It happens to even the best of us. We asked 10 prominent Canadian hunters to share the story of their most memorable missed shot—and what they learned from it
Brad Fenson is a well-known outdoor writer, podcaster and seminar presenter based in Ardrossan, Alberta.
“The miserable, wet weather prevented us from flying out from the main camp in the N.W.T.’s Mackenzie Mountains, but I was itching to start my dream hunt of a lifetime for Dall’s sheep. My guide suggested we could hunt the mountains behind camp, where several rams had wandered in and out of sight over the previous couple of weeks.
Two mountains later, after hiking in the rain for 10 hours, we crept up on a band of white rams.

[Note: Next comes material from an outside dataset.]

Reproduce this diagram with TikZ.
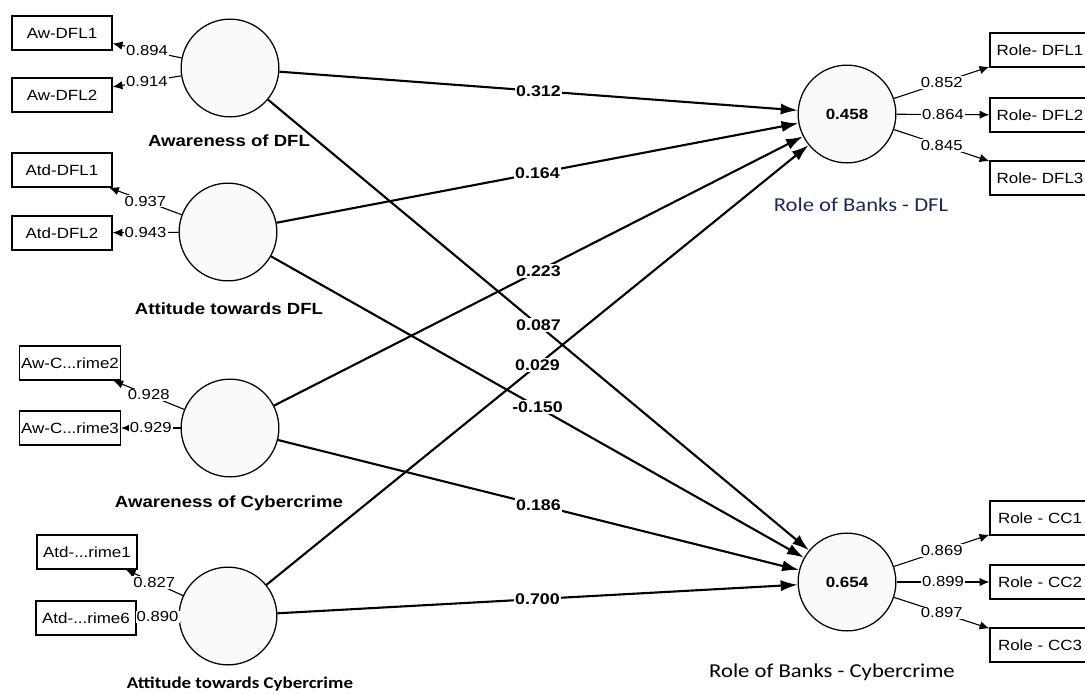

The biggest and oldest had a long, curving horn on his right side and a similar horn on the left, but with the tip broken off. My motto is “age before beauty,” and this looked to be an old ram, so I slithered forward on the wet moss and rocks to get into shooting position. I had waited for this moment since I was just a boy.
Lying prone, I rested my muzzleloader on a rock and found the old ram in the scope. With years of dreams and preparation about to become a reality, I tightened up on the trigger. At the report of the smokepole, the rams just stood and watched for a second, then bolted for safer ground.
I was still trying to figure out what had happened when I noticed a sedge tussock smoldering in front of me. Lying so low to the ground, I could see the sheep in my scope, but the barrel and my bullet were in line with the clump of grass. As a result, the bullet never reached its intended target. I was speechless and broken-hearted.
My misfortune that day was rewarded three days later when I harvested a great ram, with two intact horns beyond full curl, fulfilling my lifelong dream. Everything happens for a reason, I guess.”